L’investissement social

3 mars 2008

Décrétée priorité nationale, la question du pouvoir d’achat peine à devenir un enjeu municipal tant les querelles de “mairie” et de mandarinats locaux polluent le débat public...

Depuis août 2007 et la promulgation de la loi “TEPA” (Travail, Emploi, Pouvoir d’Achat) permettant l’exonération de charges sociales et d’impôt sur le revenu des heures supplémentaires, on a vu toutes les limites d’une réforme recherchant l’augmentation du pouvoir d’achat par l’augmentation de l’offre individuelle de travail. On a depuis annoncé une énième “mission de suivi” pour aider les entreprises à mettre en oeuvre les nouveaux dispositifs prévus par la loi... Et évoqué comme compléments de réformes, d’autres chantiers, l’un sur la réévaluation annuelle du SMIC, l’autre sur le fait de conditionner l’octroi des allégements de charges patronales au respect de l’obligation annuelle de négocier sur les salaires, un autre encore projetant de légiférer sur le développement de la concurrence au service des consommateurs, sans parler des essais de “traduction” des propositions de la commission Attali... Mais, pour l’instant, seule gronde et demeure la déception. Et les municipales s’annoncent bel et bien comme la fin de la récréation.

On ne devrait pourtant pas s’étonner d’être déçu ! Gosta Esping-Andersen (1), sociologue danois, professeur à l’université de Barcelone Pompeu Fabra, sait depuis longtemps déjà que derrière l’augmentation du pouvoir d’achat c’est la question plus globale de l’État-providence qui est en cause. Et d’affirmer la cruciale nécessité de refonder, demain, la croissance et le développement des sociétés sur des stratégies collectives d’investissement social.

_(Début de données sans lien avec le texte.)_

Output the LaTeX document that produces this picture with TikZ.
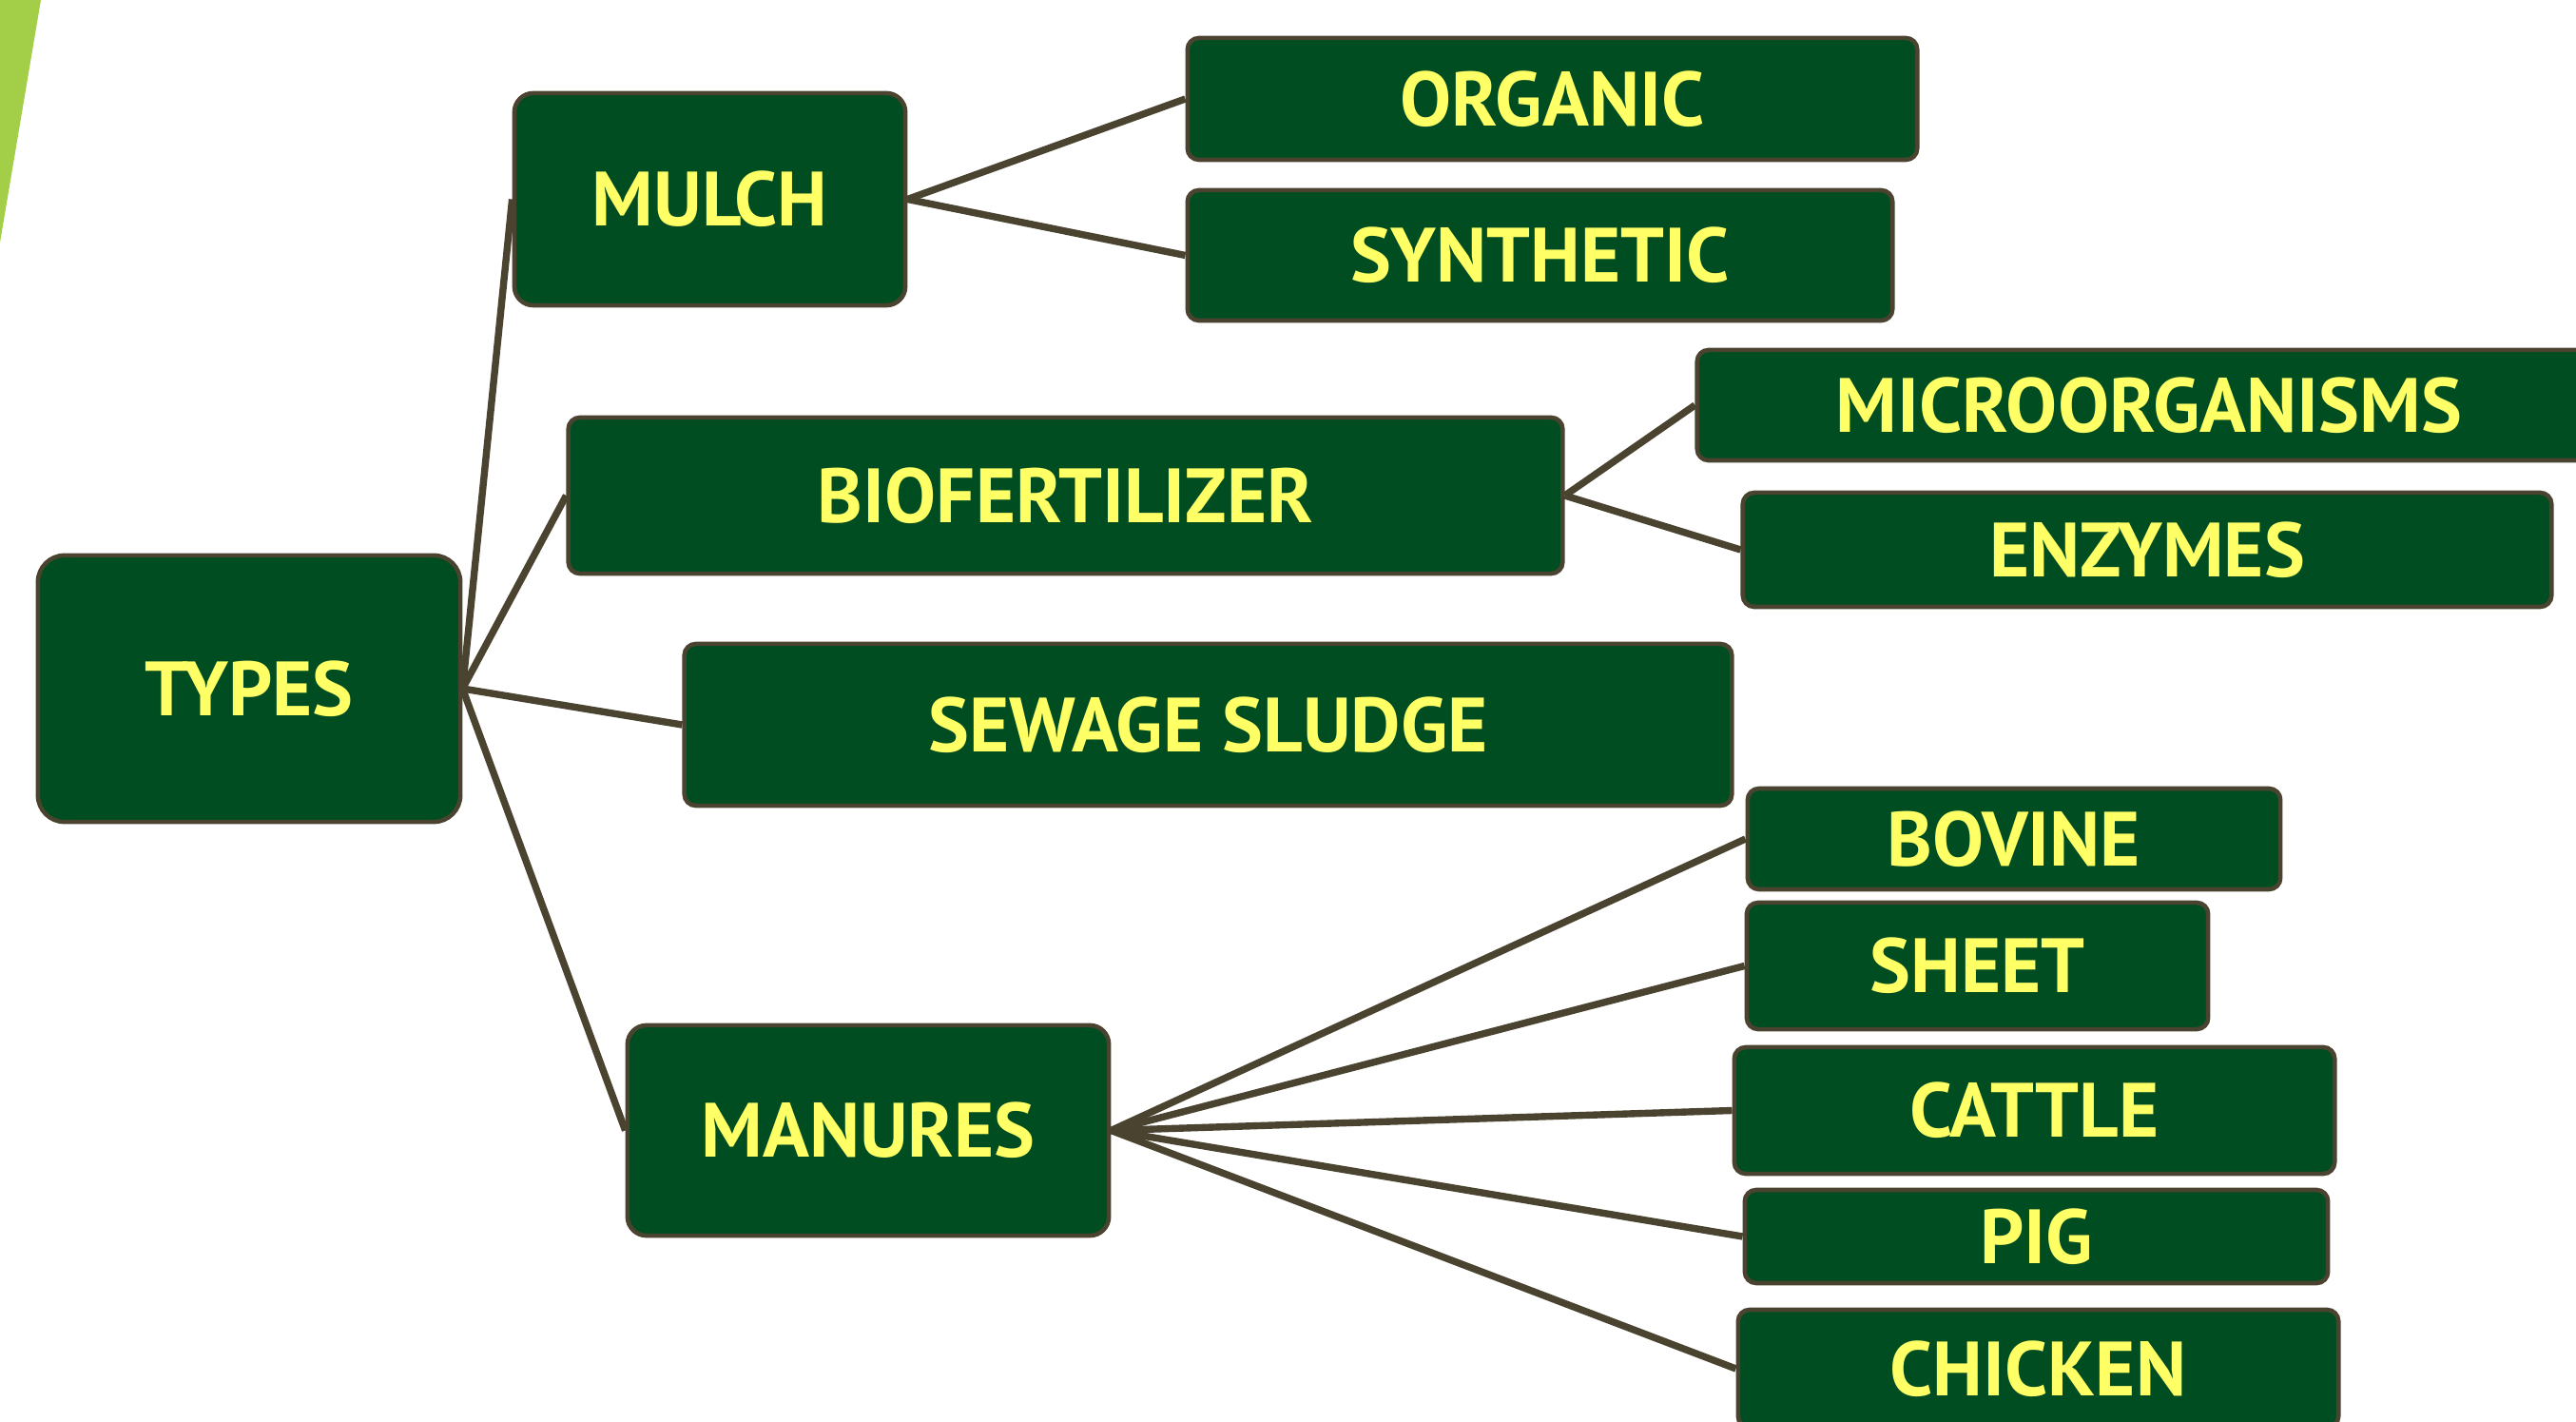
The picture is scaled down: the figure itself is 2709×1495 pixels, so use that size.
\documentclass[tikz,border=0pt]{standalone}
\usepackage{fontspec}
\setmainfont{PT Sans}
\definecolor{boxgreen}{HTML}{004D22}
\definecolor{edgebrown}{HTML}{4A4330}
\definecolor{txtyellow}{HTML}{FFFF66}
\definecolor{leafgreen}{HTML}{A3CE47}
\begin{document}
\begin{tikzpicture}[x=0.01cm,y=-0.01cm,
  box/.style={draw=edgebrown, line width=1.3pt, fill=boxgreen, rounded corners=0.2cm,
    inner sep=0pt, text=txtyellow, font=\bfseries\fontsize{23}{26}\selectfont},
  smallbox/.style={box, rounded corners=0.12cm},
  link/.style={draw=edgebrown, line width=2.1pt}]
\useasboundingbox (0,0) rectangle (2709,1495);
\fill[leafgreen] (0,0) -- (43,0) -- (0,255) -- cycle;
% nodes
\node[box, rounded corners=0.28cm, minimum width=4.44cm, minimum height=2.80cm] (types) at (262,724) {TYPES};
\node[box, minimum width=4.11cm, minimum height=2.23cm] (mulch) at (746.5,209.5) {MULCH};
\node[smallbox, minimum width=7.67cm, minimum height=1.28cm] (organic) at (1632.5,104) {ORGANIC};
\node[smallbox, minimum width=7.41cm, minimum height=1.37cm] (synthetic) at (1619.5,268.5) {SYNTHETIC};
\node[smallbox, minimum width=10.45cm, minimum height=1.64cm] (bio) at (1120.5,521) {BIOFERTILIZER};
\node[smallbox, minimum width=9.50cm, minimum height=1.16cm] (micro) at (2260,426) {MICROORGANISMS};
\node[smallbox, minimum width=8.50cm, minimum height=1.20cm] (enzymes) at (2258,578) {ENZYMES};
\node[smallbox, minimum width=11.01cm, minimum height=1.70cm] (sewage) at (1270.5,762) {SEWAGE SLUDGE};
\node[box, minimum width=5.06cm, minimum height=2.21cm] (manures) at (913,1188.5) {MANURES};
\node[smallbox, minimum width=5.60cm, minimum height=1.06cm] (bovine) at (2118,882) {BOVINE};
\node[smallbox, minimum width=4.85cm, minimum height=1.33cm] (sheet) at (2079.5,1015.5) {SHEET};
\node[smallbox, minimum width=6.31cm, minimum height=1.33cm] (cattle) at (2139.5,1167.5) {CATTLE};
\node[smallbox, minimum width=6.13cm, minimum height=0.98cm] (pig) at (2141.5,1300) {PIG};
\node[smallbox, minimum width=6.31cm, minimum height=1.24cm] (chicken) at (2143.5,1439) {CHICKEN};
% connectors
\draw[link] (types.east) -- (mulch.west);
\draw[link] (types.east) -- (bio.west);
\draw[link] (types.east) -- (sewage.west);
\draw[link] (types.east) -- (manures.west);
\draw[link] (mulch.east) -- (organic.west);
\draw[link] (mulch.east) -- (synthetic.west);
\draw[link] (bio.east) -- (micro.west);
\draw[link] (bio.east) -- (enzymes.west);
\draw[link] (manures.east) -- (bovine.west);
\draw[link] (manures.east) -- (sheet.west);
\draw[link] (manures.east) -- (cattle.west);
\draw[link] (manures.east) -- (pig.west);
\draw[link] (manures.east) -- (chicken.west);
\end{tikzpicture}
\end{document}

En effet, les politiques sociales sont aujourd’hui « désajustées » autant socialement qu’économiquement. Elles sont jugées contre-productives, et en raison « de leur mode de financement et de la compétition fiscale entre les États » dénoncées à tort comme un coût. Sans partager toutes les solutions proposées par le sociologue, celui-ci met le doigt sur quelques dysfonctionnements fondamentaux : le fait, paradoxalement, que, au coeur de la nouvelle politique familiale, « le bien-être de la famille dans les sociétés contemporaines présuppose une dé-familialisation de certaines tâches ».

Le familialisme d’après-guerre ayant beaucoup contribué à structurer les problèmes de genre et d’iniquité actuels, et ne correspondant plus du tout au modèle monoparental et pluriel de la famille.

Par exemple, « si l’absence de solutions de garde abordables constitue un obstacle majeur à la fécondité, un service public de la petite enfance devrait permettre aux citoyens de fonder la famille qui correspond à leurs désirs ». Garantir véritablement l’égalité des chances des enfants, tel est l’enjeu social majeur. Et le financement public est ici un « pré-requis de l’équité et de la justice ». Faut-il rappeler qu’il est « établi que c’est au cours de la période préscolaire (0 à 6 ans) que les retours sur investissement sont les plus élevés, pour décliner de manière exponentielle par la suite ». En somme, cessons de contempler les désastres de la non-application du modèle « l’apprentissage engendre l’apprentissage ».

Rappelons, dans un même ordre d’idées, les propos de Claude Hagège soulignant que c’est « entre 3 et 4 ans, et 10 et 13 ans que la capacité d’apprentissage des langues est la plus forte » et qu’après 13 ans aussi, c’est quasiment peine perdue vu que « l’appareil articulatoire et phonatoire de l’enfant se fige ».

« Comment aider les familles à mieux investir dans leurs enfants », résume alors Gosta Esping-Andersen. En se gardant des dérives rentabilistes ou de l’entropie performatrice, les familles ont tout à gagner d’une revalorisation de la petite enfance au coeur du développement social. Comment, également, aider les hommes à « féminiser » leurs parcours de vie, demande également le sociologue...

Sachez messieurs, pour votre information, qu’il est prouvé que « la contribution du mari aux tâches ménagères fait diminuer les risques de séparation et de divorce ». De même, la possibilité de compter sur la participation du compagnon est un facteur décisif de fécondité chez les femmes qui travaillent !

Gosta Esping-Andersen ne joue pas un familialisme contre un autre. S’il est nécessaire de garantir un revenu minimal à toutes les familles (« donc de ne pas abandonner les anciennes politiques distributives, voire de les développer »), il est également nécessaire de favoriser le développement de modes collectifs de prise en charge des enfants qui garantissent une bonne socialisation durable.

(1) Trois leçons sur l’État-providence, présentation par Bruno Palier, Le Seuil, 2008.